What about the background in Murphy, the man he plays?
“He’s a ex-Vietnamese air-force flyer who comes back to civilian life to continue flying. He starts working for the Los Angeles Police Department but his background and his memories of that war are not very pleasant. This new Peeping Tom aspect of his job reminds in, in many ways, of that kind of surveillance he had done in Vietnam. What the introduction of all the new ideas and equipment he really starts to get shaky about the horrendous possibilities of using this stuff. The whole idea of Big Brotherism with the helicopter doesn’t sit well with him, but he wants to continue with his job believing that the helicopter squadron, as it assists, does serve a great function in society.
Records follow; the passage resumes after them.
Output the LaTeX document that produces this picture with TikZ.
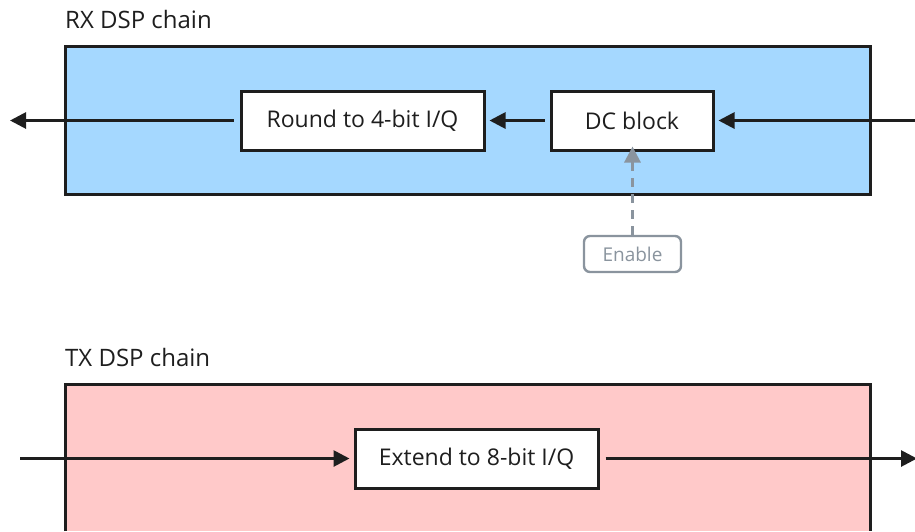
\documentclass[tikz,border=0pt]{standalone}
\usepackage{fontspec}
\setmainfont{Open Sans}
\usetikzlibrary{arrows.meta}
\definecolor{ink}{HTML}{1E1E1E}
\definecolor{rxfill}{HTML}{A5D8FF}
\definecolor{txfill}{HTML}{FFC9C9}
\definecolor{ctl}{HTML}{8A949E}
\tikzset{
  chain/.style={draw=ink, line width=3pt},
  stage/.style={draw=ink, line width=3pt, fill=white, minimum height=59pt,
    inner sep=0pt, font=\fontsize{23}{27}\selectfont, text=ink},
  title/.style={anchor=west, inner sep=0pt, font=\fontsize{24}{28}\selectfont, text=ink},
  flow/.style={draw=ink, line width=2.8pt, -{Triangle[length=16pt,width=16pt]}},
  ctlbox/.style={draw=ctl, line width=2.4pt, rounded corners=6pt, fill=white,
    minimum width=97pt, minimum height=36pt, inner sep=0pt,
    font=\fontsize{19}{22}\selectfont, text=ctl},
  ctlflow/.style={draw=ctl, line width=3pt, dash pattern=on 9pt off 7pt,
    -{Triangle[length=16pt,width=16pt]}}
}
\begin{document}
\begin{tikzpicture}[x=1pt,y=-1pt]
\useasboundingbox (0,0) rectangle (915,531);
% RX chain
\node[title] (rxt) at (65,19) {RX DSP chain};
\draw[chain, fill=rxfill] (65,46) rectangle (870,194);
\node[stage, minimum width=243pt] (round) at (362.5,120.5) {Round to 4-bit I/Q};
\node[stage, minimum width=162pt] (dc) at (632,120.5) {DC block};
\node[ctlbox] (en) at (632.5,254) {Enable};
\coordinate (rxin) at (916,120.5);
\coordinate (rxout) at (10,120.5);
\draw[flow] (rxin) -- ([xshift=4pt]dc.east);
\draw[flow] ([xshift=-5pt]dc.west) -- ([xshift=4pt]round.east);
\draw[flow] ([xshift=-6pt]round.west) -- (rxout);
\draw[ctlflow] (en.north) -- ([yshift=5pt]dc.south -| en.north);
% TX chain
\node[title] (txt) at (65,357) {TX DSP chain};
\draw[chain, fill=txfill] (65,531) -- (65,384) -- (870,384) -- (870,531);
\node[stage, minimum width=243pt] (ext) at (476.5,458.5) {Extend to 8-bit I/Q};
\coordinate (txin) at (20,458.5);
\coordinate (txout) at (917,458.5);
\draw[flow] (txin) -- ([xshift=-4pt]ext.west);
\draw[flow] ([xshift=6pt]ext.east) -- (txout);
\end{tikzpicture}
\end{document}
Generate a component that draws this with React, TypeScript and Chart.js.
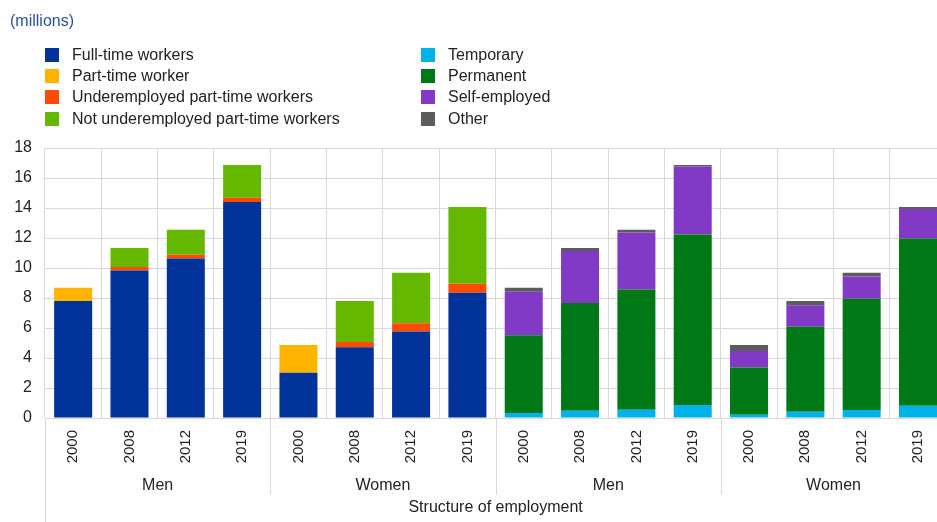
import React, { useEffect, useRef } from "react";
import { Chart, registerables } from "chart.js";

Chart.register(...registerables);

const years = ["2000", "2008", "2012", "2019"];
const groups = ["Men", "Women", "Men", "Women"];
const yTicks = [0, 2, 4, 6, 8, 10, 12, 14, 16, 18];

const fullTime = [7.8, 9.84, 10.64, 14.4, 3.02, 4.71, 5.77, 8.35, null, null, null, null, null, null, null, null];
const partTime = [0.89, null, null, null, 1.85, null, null, null, null, null, null, null, null, null, null, null];
const underemployed = [null, 0.23, 0.25, 0.29, null, 0.36, 0.54, 0.6, null, null, null, null, null, null, null, null];
const notUnderemployed = [null, 1.26, 1.66, 2.17, null, 2.73, 3.38, 5.12, null, null, null, null, null, null, null, null];
const temporary = [null, null, null, null, null, null, null, null, 0.33, 0.49, 0.55, 0.87, 0.22, 0.42, 0.53, 0.82];
const permanent = [null, null, null, null, null, null, null, null, 5.18, 7.18, 8.02, 11.37, 3.15, 5.67, 7.42, 11.15];
const selfEmployed = [null, null, null, null, null, null, null, null, 2.91, 3.46, 3.8, 4.53, 1.1, 1.42, 1.49, 1.96];
const other = [null, null, null, null, null, null, null, null, 0.27, 0.2, 0.18, 0.09, 0.4, 0.29, 0.25, 0.14];

const seriesNames = [
  "Full-time workers",
  "Part-time worker",
  "Underemployed part-time workers",
  "Not underemployed part-time workers",
  "Temporary",
  "Permanent",
  "Self-employed",
  "Other",
];
const seriesColors = ["#003299", "#ffb400", "#ff4b00", "#65b800", "#00b1ea", "#007816", "#8139c6", "#5c5c5c"];
const seriesData = [fullTime, partTime, underemployed, notUnderemployed, temporary, permanent, selfEmployed, other];

const axisTitle = "Structure of employment";
const unitLabel = "(millions)";

const FONT = "Arial, 'Liberation Sans', sans-serif";
const TEXT = "#222222";
const GRID = "#d9d9d9";

const labels: string[] = [];
groups.forEach(() => years.forEach((y) => labels.push(y)));

const groupPlugin = {
  id: "groupLabels",
  afterDraw(chart: any) {
    const ctx = chart.ctx;
    const xs = chart.scales.x;
    const area = chart.chartArea;
    const n = years.length;
    ctx.save();
    ctx.strokeStyle = GRID;
    ctx.lineWidth = 1;
    ctx.beginPath();
    ctx.moveTo(Math.round(area.left) + 0.5, area.bottom);
    ctx.lineTo(Math.round(area.left) + 0.5, chart.height);
    ctx.stroke();
    for (let g = 1; g < groups.length; g++) {
      const x = (xs.getPixelForValue(g * n - 1) + xs.getPixelForValue(g * n)) / 2;
      ctx.beginPath();
      ctx.moveTo(Math.round(x) + 0.5, area.bottom);
      ctx.lineTo(Math.round(x) + 0.5, 495);
      ctx.stroke();
    }
    ctx.fillStyle = TEXT;
    ctx.font = `16px ${FONT}`;
    ctx.textAlign = "center";
    ctx.textBaseline = "middle";
    groups.forEach((g, i) => {
      const x = (xs.getPixelForValue(i * n) + xs.getPixelForValue(i * n + n - 1)) / 2;
      ctx.fillText(g, x, 486);
    });
    ctx.fillText(axisTitle, (area.left + area.right) / 2, 507.5);
    ctx.restore();
  },
};

export default function App() {
  const ref = useRef<HTMLCanvasElement | null>(null);
  useEffect(() => {
    if (!ref.current) return;
    const chart = new Chart(ref.current, {
      type: "bar",
      data: {
        labels,
        datasets: seriesNames.map((name, i) => ({
          label: name,
          data: seriesData[i],
          backgroundColor: seriesColors[i],
          borderWidth: 0,
          barPercentage: 0.675,
          categoryPercentage: 1,
        })),
      },
      options: {
        responsive: false,
        animation: false,
        layout: { padding: { top: 148, left: 0, right: 0, bottom: 0 } },
        plugins: { legend: { display: false }, tooltip: { enabled: false }, title: { display: false } },
        scales: {
          x: {
            stacked: true,
            grid: { color: GRID, drawTicks: false, offset: true },
            border: { display: false },
            ticks: {
              color: TEXT,
              font: { family: FONT, size: 15 },
              minRotation: 90,
              maxRotation: 90,
              autoSkip: false,
              padding: 12,
            },
            afterFit: (s: any) => {
              s.height = 104;
            },
          },
          y: {
            stacked: true,
            min: 0,
            max: 18,
            afterBuildTicks: (s: any) => {
              s.ticks = yTicks.map((v) => ({ value: v }));
            },
            grid: { color: GRID, drawTicks: false },
            border: { display: false },
            ticks: { color: TEXT, font: { family: FONT, size: 16 }, padding: 13 },
            afterFit: (s: any) => {
              s.width = 45;
            },
          },
        },
      },
      plugins: [groupPlugin],
    });
    return () => chart.destroy();
  }, []);

  const legendItem = (i: number, left: number, cy: number) => (
    <div
      key={i}
      style={{
        position: "absolute",
        left,
        top: cy - 10,
        height: 20,
        display: "flex",
        alignItems: "center",
        whiteSpace: "nowrap",
      }}
    >
      <span style={{ display: "inline-block", width: 14, height: 14, background: seriesColors[i], marginRight: 13 }} />
      <span style={{ fontSize: 16, color: TEXT, fontFamily: FONT }}>{seriesNames[i]}</span>
    </div>
  );
  const rows = [54.5, 75.8, 97.2, 118.5];

  return (
    <div style={{ position: "absolute", left: 0, top: 0, width: 937, height: 522, overflow: "hidden", background: "#fff" }}>
      <canvas ref={ref} width={948} height={522} style={{ position: "absolute", left: 0, top: 0, width: 948, height: 522 }} />
      <div style={{ position: "absolute", left: 10, top: 11, fontSize: 16, color: "#2d4fa0", fontFamily: FONT, lineHeight: "20px" }}>
        {unitLabel}
      </div>
      {[0, 1, 2, 3].map((i) => legendItem(i, 45, rows[i]))}
      {[4, 5, 6, 7].map((i) => legendItem(i, 421, rows[i - 4]))}
    </div>
  );
}
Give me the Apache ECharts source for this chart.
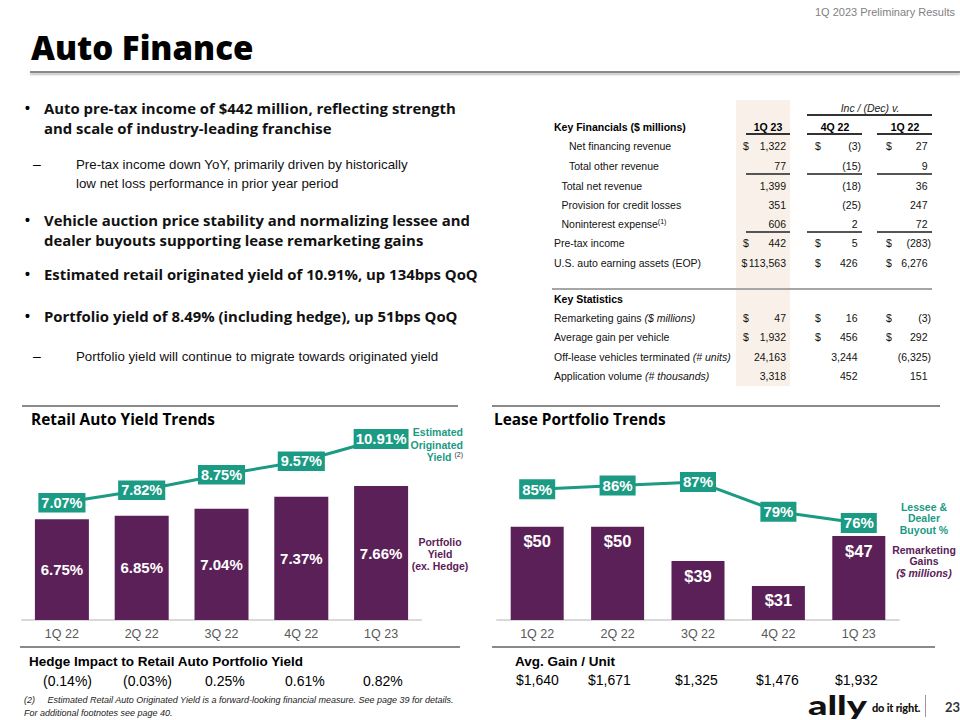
<!DOCTYPE html>
<html><head><meta charset="utf-8">
<script src="https://cdn.jsdelivr.net/npm/echarts@6/dist/echarts.min.js"></script>
<style>
html,body{margin:0;padding:0;background:#fff;}
#page{position:relative;width:960px;height:720px;overflow:hidden;background:#fff;}
#chart{position:absolute;left:0;top:0;width:960px;height:720px;}
.t{position:absolute;white-space:nowrap;font-family:"Liberation Sans",Arial,sans-serif;color:#000;}
.ln{position:absolute;}
.sup{font-size:7px;vertical-align:4px;line-height:0;}
</style></head>
<body><div id="page"><div id="chart"></div></div>
<script>
// ---------- data ----------
const quarters = ['1Q 22','2Q 22','3Q 22','4Q 22','1Q 23'];
const portfolioYield = [6.75, 6.85, 7.04, 7.37, 7.66];
const originatedYield = [7.07, 7.82, 8.75, 9.57, 10.91];
const remarketingGains = [50, 50, 39, 31, 47];
const buyoutPct = [85, 86, 87, 79, 76];
const hedgeImpact = ['(0.14%)', '(0.03%)', '0.25%', '0.61%', '0.82%'];
const avgGainPerUnit = ['$1,640', '$1,671', '$1,325', '$1,476', '$1,932'];

const tableHeaders = ['1Q 23', '4Q 22', '1Q 22'];
const finLabels = ['Net financing revenue', 'Total other revenue', 'Total net revenue', 'Provision for credit losses', 'Noninterest expense<span class="sup">(1)</span>', 'Pre-tax income', 'U.S. auto earning assets (EOP)'];
const finIndent = [2, 2, 1, 1, 1, 0, 0];
const finDollar = [true, false, false, false, false, true, true];
const fin1Q23 = ['1,322', '77', '1,399', '351', '606', '442', '113,563'];
const fin4Q22 = ['(3)', '(15)', '(18)', '(25)', '2', '5', '426'];
const fin1Q22 = ['27', '9', '36', '247', '72', '(283)', '6,276'];
const statLabels = ['Remarketing gains <i>($ millions)</i>', 'Average gain per vehicle', 'Off-lease vehicles terminated <i>(# units)</i>', 'Application volume <i>(# thousands)</i>'];
const statDollar = [true, true, false, false];
const stat1Q23 = ['47', '1,932', '24,163', '3,318'];
const stat4Q22 = ['16', '456', '3,244', '452'];
const stat1Q22 = ['(3)', '292', '(6,325)', '151'];

// ---------- colours ----------
const TEAL = '#1b9a84', PURPLE = '#5b2058';

// ---------- text helpers ----------
const page = document.getElementById('page');
function T(html, x, y, css, align, lh) {
  lh = lh || 16;
  const d = document.createElement('div');
  d.className = 't';
  d.innerHTML = html;
  d.style.lineHeight = lh + 'px';
  d.style.top = (y - lh / 2) + 'px';
  if (align === 'right') { d.style.right = (960 - x) + 'px'; d.style.textAlign = 'right'; }
  else if (align === 'center') { d.style.left = x + 'px'; d.style.transform = 'translateX(-50%)'; d.style.textAlign = 'center'; }
  else d.style.left = x + 'px';
  if (css) d.style.cssText += css;
  page.appendChild(d);
  return d;
}
function L(x1, y, x2, color, w, extra) {
  const d = document.createElement('div');
  d.className = 'ln';
  d.style.cssText = `left:${x1}px;top:${y - w / 2}px;width:${x2 - x1}px;height:${w}px;background:${color};` + (extra || '');
  page.appendChild(d);
}
function R(x, y, w, h, color) {
  const d = document.createElement('div');
  d.className = 'ln';
  d.style.cssText = `left:${x}px;top:${y}px;width:${w}px;height:${h}px;background:${color};`;
  page.appendChild(d);
}

// ---------- header ----------
T('1Q 2023 Preliminary Results', 955, 12, 'font-size:11px;color:#7f7f7f;', 'right');
T('Auto Finance', 31, 48, 'font-family:"Open Sans",sans-serif;font-weight:800;font-size:33px;', 'left', 42);
L(30, 72, 960, '#8a8a8a', 2, 'box-shadow:0 2px 2px rgba(0,0,0,0.25);');

// ---------- bullets ----------
const bCss = 'font-family:"Open Sans",sans-serif;font-weight:700;font-size:14.9px;color:#111;';
const dCss = 'font-size:13.3px;color:#111;';
function bullet(lines, y0) {
  T('•', 25, y0, 'font-size:14px;font-weight:bold;');
  lines.forEach((s, i) => T(s, 44, y0 + i * 20, bCss, 'left', 20));
}
function dash(lines, y0) {
  T('–', 33, y0, 'font-size:14px;');
  lines.forEach((s, i) => T(s, 76, y0 + i * 19, dCss, 'left', 19));
}
bullet(['Auto pre-tax income of $442 million, reflecting strength', 'and scale of industry-leading franchise'], 108);
dash(['Pre-tax income down YoY, primarily driven by historically', 'low net loss performance in prior year period'], 164);
bullet(['Vehicle auction price stability and normalizing lessee and', 'dealer buyouts supporting lease remarketing gains'], 220);
bullet(['Estimated retail originated yield of 10.91%, up 134bps QoQ'], 274);
bullet(['Portfolio yield of 8.49% (including hedge), up 51bps QoQ'], 316);
dash(['Portfolio yield will continue to migrate towards originated yield'], 356);

// ---------- table ----------
R(736, 100, 54, 286, '#f9f1e9');
T('Inc / (Dec) v.', 870, 108, 'font-size:10.5px;font-style:italic;color:#222;', 'center');
L(807, 115, 932, '#333', 1.2);
T('Key Financials ($ millions)', 554, 127, 'font-size:10.5px;font-weight:bold;');
const colC = [768, 835, 905];
tableHeaders.forEach((h, i) => T(h, colC[i], 127, 'font-size:10.5px;font-weight:bold;', 'center'));
const spans = [[746, 790], [807, 862], [877, 932]];
spans.forEach(s => L(s[0], 134, s[1], '#333', 1.2));
const dollarX = [743, 815, 886];
const rightX = [786, 857.5, 927.5];
const tCss = 'font-size:10.5px;color:#111;';
function tRow(label, indent, dollar, vals, y) {
  T(label, 554 + indent * 7.5, y, tCss);
  vals.forEach((v, i) => {
    if (dollar) T('$', dollarX[i] - (v.length > 6 ? 1.5 : 0), y, tCss);
    const neg = v.charAt(0) === '(';
    T(v, rightX[i] + (neg ? 3.5 : 0), y, tCss, 'right');
  });
}
const finY = [146, 166, 186, 205, 224, 243, 263];
finLabels.forEach((lab, i) => tRow(lab, finIndent[i], finDollar[i], [fin1Q23[i], fin4Q22[i], fin1Q22[i]], finY[i]));
[174, 232].forEach(y => spans.forEach(s => L(s[0], y, s[1], '#555', 1.6)));
L(552, 289, 932, '#a6a6a6', 1.5);
T('Key Statistics', 554, 299, 'font-size:10.5px;font-weight:bold;');
const statY = [318, 337, 357, 376];
statLabels.forEach((lab, i) => tRow(lab, 0, statDollar[i], [stat1Q23[i], stat4Q22[i], stat1Q22[i]], statY[i]));

// ---------- chart section frames ----------
L(22, 406, 458, '#8a8a8a', 1.5);
L(492, 406, 940, '#8a8a8a', 1.5);
T('Retail Auto Yield Trends', 31, 420, 'font-family:"Open Sans",sans-serif;font-weight:700;font-size:15.4px;', 'left', 20);
T('Lease Portfolio Trends', 494, 420, 'font-family:"Open Sans",sans-serif;font-weight:700;font-size:15.4px;', 'left', 20);

const legCss = 'font-size:10.5px;font-weight:bold;';
T('Estimated<br>Originated<br>Yield <span class="sup" style="color:#333;font-weight:normal">(2)</span>', 463, 445, legCss + 'color:' + TEAL + ';line-height:12.5px;', 'right', 38);
T('Portfolio<br>Yield<br>(ex. Hedge)', 440, 554, legCss + 'color:' + PURPLE + ';line-height:12px;', 'center', 36);
T('Lessee &amp;<br>Dealer<br>Buyout %', 924, 519, legCss + 'color:' + TEAL + ';line-height:11.5px;', 'center', 35);
T('Remarketing<br>Gains<br><i>($ millions)</i>', 924, 562, legCss + 'color:' + PURPLE + ';line-height:11.5px;', 'center', 35);

// ---------- bottom rows ----------
L(20, 647, 460, '#8a8a8a', 1.5);
L(492, 647, 935, '#8a8a8a', 1.5);
T('Hedge Impact to Retail Auto Portfolio Yield', 29, 662, 'font-size:13.5px;font-weight:bold;');
const hedgeX = [43, 123, 205, 285, 363];
hedgeImpact.forEach((v, i) => T(v, hedgeX[i], 681, 'font-size:14px;'));
T('Avg. Gain / Unit', 515, 662, 'font-size:13.5px;font-weight:bold;');
const gainX = [516, 588, 675, 756, 835];
avgGainPerUnit.forEach((v, i) => T(v, gainX[i], 680, 'font-size:14px;'));

T('(2)&nbsp;&nbsp;&nbsp;&nbsp;&nbsp;Estimated Retail Auto Originated Yield is a forward-looking financial measure. See page 39 for details.', 24, 700, 'font-size:9px;font-style:italic;color:#222;', 'left', 12);
T('For additional footnotes see page 40.', 24, 713, 'font-size:9px;font-style:italic;color:#222;', 'left', 12);

// ---------- logo ----------
T('ally', 808, 705, 'font-family:Lato,sans-serif;font-weight:900;font-size:26px;color:#111;transform:scaleX(1.46);transform-origin:left center;', 'left', 26);
T('do it right.', 872, 708, 'font-family:Lato,sans-serif;font-weight:900;font-size:11px;letter-spacing:-0.2px;color:#111;', 'left', 14);
L(925, 706, 926, '#999', 22);
T('23', 945, 707, 'font-family:Lato,sans-serif;font-weight:700;font-size:13px;color:#333;', 'left', 16);

// ---------- chart ----------
const chart = echarts.init(document.getElementById('chart'), null, { renderer: 'svg', width: 960, height: 720 });
const axisX = (gi) => ({
  type: 'category', gridIndex: gi, data: quarters, boundaryGap: true,
  axisLine: { lineStyle: { color: '#d9d9d9', width: 2 } },
  axisTick: { show: false },
  axisLabel: { color: '#595959', fontSize: 12.5, fontFamily: 'Liberation Sans, Arial', margin: 7 }
});
const lineLabel = (fs, pad) => ({
  show: true, position: 'inside', color: '#fff', fontWeight: 'bold', fontSize: fs,
  fontFamily: 'Liberation Sans, Arial', backgroundColor: TEAL, padding: pad || [3, 3, 2, 3], lineHeight: fs
});
chart.setOption({
  animation: false,
  grid: [
    { left: 22, width: 399, top: 430, height: 190 },
    { left: 497, width: 402, top: 430, height: 190 }
  ],
  xAxis: [axisX(0), axisX(1)],
  yAxis: [
    { type: 'value', gridIndex: 0, min: 4.0, max: 9.19, show: false },
    { type: 'value', gridIndex: 0, min: 0, max: 11.45, show: false },
    { type: 'value', gridIndex: 1, min: 20.1, max: 81.0, show: false },
    { type: 'value', gridIndex: 1, min: 50, max: 100.9, show: false }
  ],
  series: [
    {
      type: 'bar', xAxisIndex: 0, yAxisIndex: 0, data: portfolioYield, barWidth: 54,
      itemStyle: { color: PURPLE },
      label: { show: true, position: 'inside', color: '#fff', fontWeight: 'bold', fontSize: 15, fontFamily: 'Liberation Sans, Arial',
        formatter: p => p.value.toFixed(2) + '%' }
    },
    {
      type: 'line', xAxisIndex: 0, yAxisIndex: 1,
      data: originatedYield.map((v, i) => i === originatedYield.length - 1 ? { value: v, label: lineLabel(15, [3, 2, 2, 2]) } : v),
      symbol: 'circle', symbolSize: 2, itemStyle: { color: TEAL }, lineStyle: { color: TEAL, width: 3 },
      label: Object.assign(lineLabel(14.5), { formatter: p => p.value.toFixed(2) + '%' }), z: 5
    },
    {
      type: 'bar', xAxisIndex: 1, yAxisIndex: 2, data: remarketingGains, barWidth: 53,
      itemStyle: { color: PURPLE },
      label: { show: true, position: 'insideTop', distance: 6, color: '#fff', fontWeight: 'bold', fontSize: 16.5, fontFamily: 'Liberation Sans, Arial',
        formatter: p => '$' + p.value }
    },
    {
      type: 'line', xAxisIndex: 1, yAxisIndex: 3, data: buyoutPct,
      symbol: 'circle', symbolSize: 2, itemStyle: { color: TEAL }, lineStyle: { color: TEAL, width: 3 },
      label: Object.assign(lineLabel(15), { formatter: p => p.value + '%' }), z: 5
    }
  ]
});
</script></body></html>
He feels his job is worthwhile, but not as a snoop. He doesn’t like that. But he’s a good cop. I call him Clean Harry of the Airways!
“I guess I have been very fortunate in having been in some very good action-adventure movies like The French Connection and Jaws. I’m a little wary about doing too many of those kind of pictures. But as far as Blue Thunder is concerned, because it has both the action and the excitement, and because politically it said something that needed to be said, I thought, well yeah, this is a worthwhile thing to do.
“If the public become as wary and understandable, and as anxious, about helicopters as the audience in Jaws were about sharks, then I think the picture will have served its purpose.
“I think it’s a very important movie because it alerts people to the kind of ultra conservative of even fascistic tendencies of some law enforcement personnel. There are people who would like to make sure your life is very well run and near and that you cooperate with the government and that they know at all times you are behaving as a good citizen. In other words, your personal freedom and your personal life is of great interest to them. Not really, but interested in making sure you’re not doing anything wrong. You’re also not free. You’re not alive. You live in fear. You have no relationships with anyone that can mean anything because someone is always listening. So there’s a spooky aspect to this film that I think is important.”